On Tue, Sep 1, 2015 at 10:55 AM, David Singer <singer@apple.com> wrote:

>
> > On Sep 1, 2015, at 10:47 , Yay295 <yay295@gmail.com> wrote:
> >
> > On Tue, Sep 1, 2015 at 11:30 AM, David Singer <singer@apple.com> wrote:
> > > On Sep 1, 2015, at 4:03 , Robert O'Callahan <robert@ocallahan.org>
> wrote:
> > >> On Tue, Sep 1, 2015 at 8:02 PM, Kevin Marks <kevinmarks@gmail.com>
> wrote:
> > >> QuickTime supports full variable speed playback and has done for well
> over
> > >> a decade. With bidirectionally predicted frames you need a fair few
> buffers
> > >> anyway, so generalising to full variable wait is easier than posters
> above
> > >> claim - you need to work a GOP at a time, but memory buffering isn't
> the
> > >> big issue these days.
> > >
> > > "GOP”?
> >
> > Group of Pictures.  Video-speak for the run between random access points.
> >
> > > How about a hard but realistic (IMHO) case: 4K video (4096 x 2160), 25
> fps,
> > > keyframe every 10s. Storing all those frames takes 250 x 4096 x 2160 x
> 2
> > > bytes = 4.32 GiB. Reading back those frames would kill performance so
> that
> > > all has to stay in VRAM. I respectfully deny that in such a case,
> memory
> > > buffering "isn't a big issue”.
> >
> > well, 10s is a pretty long random access interval.
> >
> > There's no way to know the distance between keyframes though.

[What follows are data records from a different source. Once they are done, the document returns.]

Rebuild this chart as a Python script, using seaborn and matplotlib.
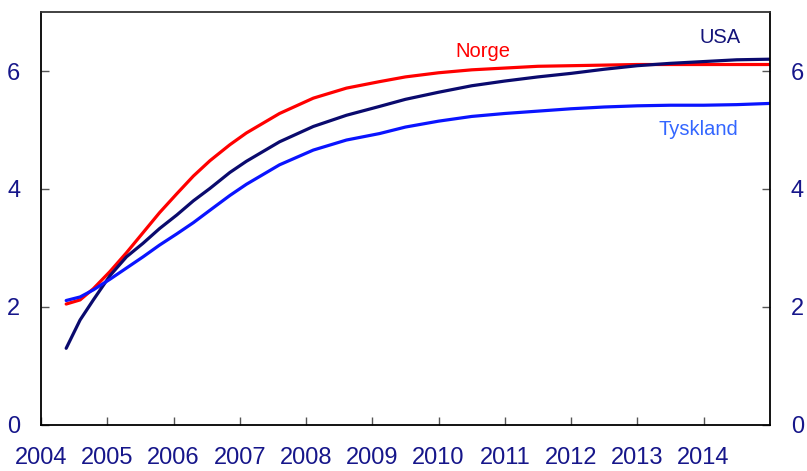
import matplotlib
matplotlib.use("Agg")
import matplotlib.pyplot as plt
import seaborn as sns
import pandas as pd

# values
years = [2004.38, 2004.59, 2004.79, 2005.04, 2005.29, 2005.54, 2005.79, 2006.05,
         2006.30, 2006.55, 2006.85, 2007.10, 2007.60, 2008.11, 2008.61, 2009.11,
         2009.5, 2010.0, 2010.5, 2011.0, 2011.5, 2012.0, 2012.5, 2013.0,
         2013.5, 2014.0, 2014.5, 2014.99]
norge = [2.05, 2.12, 2.31, 2.60, 2.92, 3.26, 3.60, 3.92,
         4.22, 4.48, 4.75, 4.95, 5.28, 5.54, 5.71, 5.82,
         5.90, 5.97, 6.02, 6.05, 6.08, 6.09, 6.10, 6.11,
         6.11, 6.11, 6.11, 6.11]
usa = [1.30, 1.78, 2.12, 2.53, 2.85, 3.08, 3.33, 3.56,
       3.80, 4.01, 4.28, 4.47, 4.80, 5.06, 5.25, 5.40,
       5.52, 5.64, 5.75, 5.83, 5.90, 5.96, 6.03, 6.09,
       6.13, 6.16, 6.19, 6.20]
tyskland = [2.11, 2.17, 2.29, 2.47, 2.66, 2.85, 3.05, 3.24,
            3.43, 3.64, 3.89, 4.08, 4.41, 4.66, 4.83, 4.94,
            5.05, 5.15, 5.23, 5.28, 5.32, 5.36, 5.39, 5.41,
            5.42, 5.42, 5.43, 5.45]

year_ticks = list(range(2004, 2015))
y_ticks = [0, 2, 4, 6]

df = pd.DataFrame({"year": years, "Norge": norge, "USA": usa, "Tyskland": tyskland})

sns.set_theme(style="white")
plt.rcParams["font.family"] = ["Liberation Sans", "DejaVu Sans"]

navy_txt = "#16168a"
fig = plt.figure(figsize=(8.07, 4.71), dpi=100)
ax = fig.add_axes([0.0508, 0.0977, 0.9032, 0.8768])

sns.lineplot(data=df, x="year", y="Norge", color="#ff0000", lw=2.3, ax=ax)
sns.lineplot(data=df, x="year", y="USA", color="#0a0a6e", lw=2.3, ax=ax)
sns.lineplot(data=df, x="year", y="Tyskland", color="#0a14ff", lw=2.3, ax=ax)

ax.text(2010.26, 6.24, "Norge", color="#ff0000", fontsize=14.5)
ax.text(2013.94, 6.48, "USA", color="#14147a", fontsize=14.5)
ax.text(2013.32, 4.92, "Tyskland", color="#3366ff", fontsize=14.5)

ax.set_xlim(2004, 2015)
ax.set_ylim(0, 7)
ax.set_xticks(year_ticks)
ax.set_xticklabels([str(y) for y in year_ticks])
ax.set_yticks(y_ticks)
ax.set_xlabel("")
ax.set_ylabel("")

ax.tick_params(axis="both", direction="in", length=6, width=1, color="#555555",
               labelsize=17, labelcolor=navy_txt)
ax.tick_params(axis="x", pad=16, bottom=True)
ax.tick_params(axis="y", pad=15, left=True, right=True, labelright=True)

for side, sp in ax.spines.items():
    sp.set_color("black" if side != "top" else "#333333")
    sp.set_linewidth(1.3)

fig.savefig("out.png", dpi=100)
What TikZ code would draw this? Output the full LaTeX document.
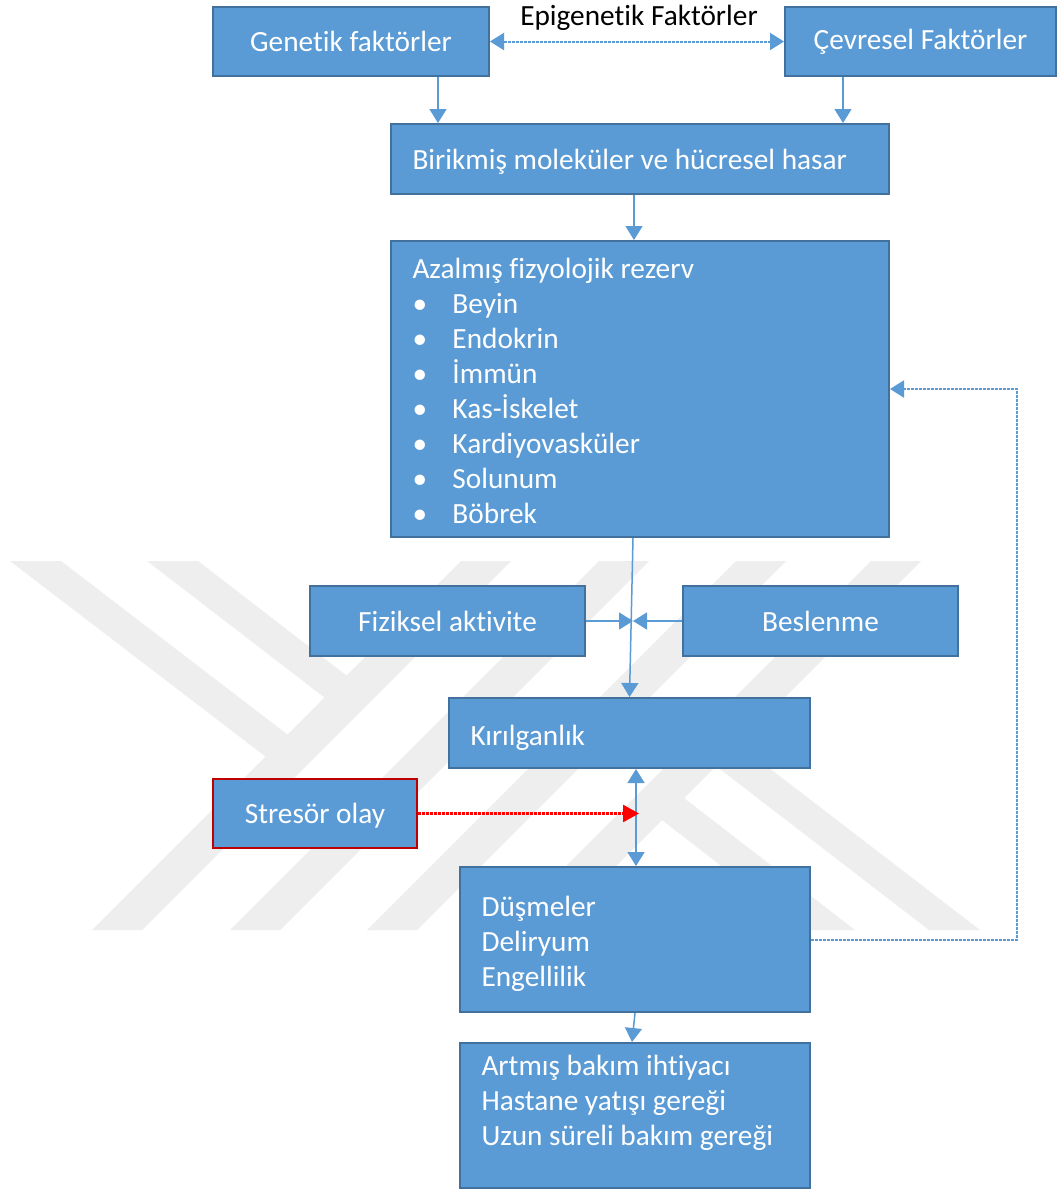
\documentclass[tikz,border=0pt]{standalone}
\usepackage{fontspec}
\setmainfont{Carlito}[Ligatures={NoCommon,NoRequired,NoContextual}]
\usetikzlibrary{arrows.meta,calc}
\definecolor{boxfill}{HTML}{5B9BD5}
\definecolor{boxline}{HTML}{41719C}
\definecolor{conncol}{HTML}{5B9BD5}
\definecolor{strline}{HTML}{C00000}
\definecolor{redline}{HTML}{FF0000}
\definecolor{wmark}{HTML}{EEEEEE}
\newcommand{\bfnt}{\fontsize{29.3}{35}\selectfont}
\newcommand{\bul}{\makebox[40pt][l]{\textbullet}}
\newcommand{\nsp}{\spaceskip=0pt\xspaceskip=0pt\relax}
\newcommand{\tallr}[1]{\rule{0pt}{#1}}
\begin{document}
\begin{tikzpicture}[x=1pt,y=-1pt,
  >={Triangle[length=14pt,width=17pt]},
  blockc/.style={draw=boxline, fill=boxfill, line width=2pt, text=white, font=\bfnt, align=center, inner sep=0pt},
  blockl/.style={draw=boxline, fill=boxfill, line width=2pt, text=white, font=\bfnt, align=left, inner ysep=0pt, inner xsep=21.5pt},
  conn/.style={color=conncol, line width=1.5pt, ->},
  dotconn/.style={color=conncol, line width=2pt, dash pattern=on 3pt off 1pt},
  redconn/.style={color=redline, line width=2.5pt, dash pattern=on 3pt off 1pt, -{Triangle[length=16pt,width=17pt]}}
]
\useasboundingbox (0,0) rectangle (1057,1191);
\fill[white] (0,0) rectangle (1057,1191);
% watermark
\fill[wmark] (461,561) -- (511,561) -- (142,930) -- (92,930) -- cycle;
\fill[wmark] (599,561) -- (649,561) -- (280,930) -- (230,930) -- cycle;
\fill[wmark] (736,561) -- (786,561) -- (417,930) -- (367,930) -- cycle;
\fill[wmark] (871,561) -- (921,561) -- (552,930) -- (502,930) -- cycle;
\fill[wmark] (10,561) -- (61,561) -- (292,738) -- (270,760) -- cycle;
\fill[wmark] (147,561) -- (198,561) -- (351,679) -- (329,701) -- cycle;
\fill[wmark] (658,817) -- (680,795) -- (855,930) -- (804,930) -- cycle;
\fill[wmark] (712,763) -- (734,741) -- (980,930) -- (929,930) -- cycle;

% boxes
\node[blockc, minimum width=276pt, minimum height=69pt] (gen) at (351,41.5) {Genetik faktörler};
\node[blockc, minimum width=271pt, minimum height=69pt] (cev) at (920.5,41.5) {Çevresel Faktörler};
\node[font=\bfnt, text=black, inner sep=0pt] (epi) at (639,18) {Epigenetik Faktörler};
\node[blockl, text width=455pt, minimum height=70pt] (biri) at (640,159) {\nsp\tallr{26.5pt}Birikmiş moleküler ve hücresel hasar};
\node[blockl, text width=455pt, minimum height=296pt] (azal) at (640,389) {\nsp\tallr{24.5pt}Azalmış fizyolojik rezerv\\
\bul Beyin\\ \bul Endokrin\\ \bul İmmün\\ \bul Kas-İskelet\\ \bul Kardiyovasküler\\ \bul Solunum\\ \bul Böbrek};
\node[blockc, minimum width=275pt, minimum height=70pt] (fiz) at (447.5,621) {Fiziksel aktivite};
\node[blockc, minimum width=275pt, minimum height=70pt] (bes) at (820.5,621) {Beslenme};
\node[blockl, text width=318pt, minimum height=70pt] (kir) at (629.5,733) {\nsp\tallr{30pt}Kırılganlık};
\node[blockc, draw=strline, line width=2.5pt, minimum width=204pt, minimum height=69pt] (str) at (315,813.5) {\tallr{24pt}Stresör olay};
\node[blockl, text width=307pt, minimum height=145pt] (dus) at (635,939.5) {\nsp\tallr{30pt}Düşmeler\\ Deliryum\\ Engellilik};
\node[blockl, text width=307pt, minimum height=145pt] (art) at (635,1115.5) {\nsp\tallr{24.5pt}Artmış bakım ihtiyacı\\ Hastane yatışı gereği\\ Uzun süreli bakım gereği\\ \mbox{}};

\coordinate (mid) at (633,621);
\coordinate (strtip) at (639,813.5);

% connectors
\draw[dotconn, <->] (gen.east) -- (cev.west);
\draw[conn] ($(gen.south)+(87,0)$) coordinate (g1) -- (g1 |- biri.north);
\draw[conn] ($(cev.south)+(-77.5,0)$) coordinate (c1) -- (c1 |- biri.north);
\draw[conn] ($(biri.south)+(-6,0)$) coordinate (b1) -- (b1 |- azal.north);
\draw[conn] ($(azal.south)+(-7,0)$) -- (kir.north);
\draw[conn] (fiz.east) -- (mid);
\draw[conn] (bes.west) -- (mid);
\draw[conn, <->] ($(kir.south)+(6.5,0)$) coordinate (k1) -- (k1 |- dus.north);
\draw[redconn] (str.east) -- (strtip);
\draw[conn] (dus.south) -- ($(art.north)+(-3,0)$);
\draw[dotconn, ->] (dus.east) -- ++(206,0) |- (azal.east);
\end{tikzpicture}
\end{document}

The video
> could technically have only one keyframe and still work as a video.
>
> yes, but that is rare. There are indeed videos that don’t play well
> backward, or consume lots of memory and/or CPU, but most are fine.
>
> >
> > >> What QuickTime got right was having a ToC approach to video so being
> able
> > >> to seek rapidly was possible without thrashing , whereas the stream
> > >> oriented approaches we are stuck with no wean knowing which bit of
> the file
> > >> to read to get the previous GOP is the hard part.
> > >
> > > I don't understand. Can you explain this in more detail?
>

I explained the essential difference a while ago here:
http://lists.xiph.org/pipermail/vorbis-dev/2001-October/004846.html

The QuickTime file format defines movies that have tracks made of media;
the tracks are en edit list on the media; the media have the frame layout
information encoded.


> >
> > The movie file structure (and hence MP4) has a table-of-contents
> approach to file structure; each frame has its timestamps, file location,
> size, and keyframe-nature stored in compact tables in the head of the file.
> This makes trick modes and so on easier; you’re not reading the actual
> video to seek for a keyframe, and so on.
> >
> > I suppose the browser could generate this data the first time it reads
> through the video. It would use a lot less memory. Though that sounds like
> a problem for the browsers to solve, not the standard.
>
> There is no *generation* on the browser side; these tables are part of the
> file format.


Well, when it imports stream-oriented media it has to construct these in
memory, but they can be saved out again. I know that in theory this made
its way into the mp4 format, but I'm not sure how much of it is real.

Received on Tuesday, 1 September 2015 18:37:07 UTC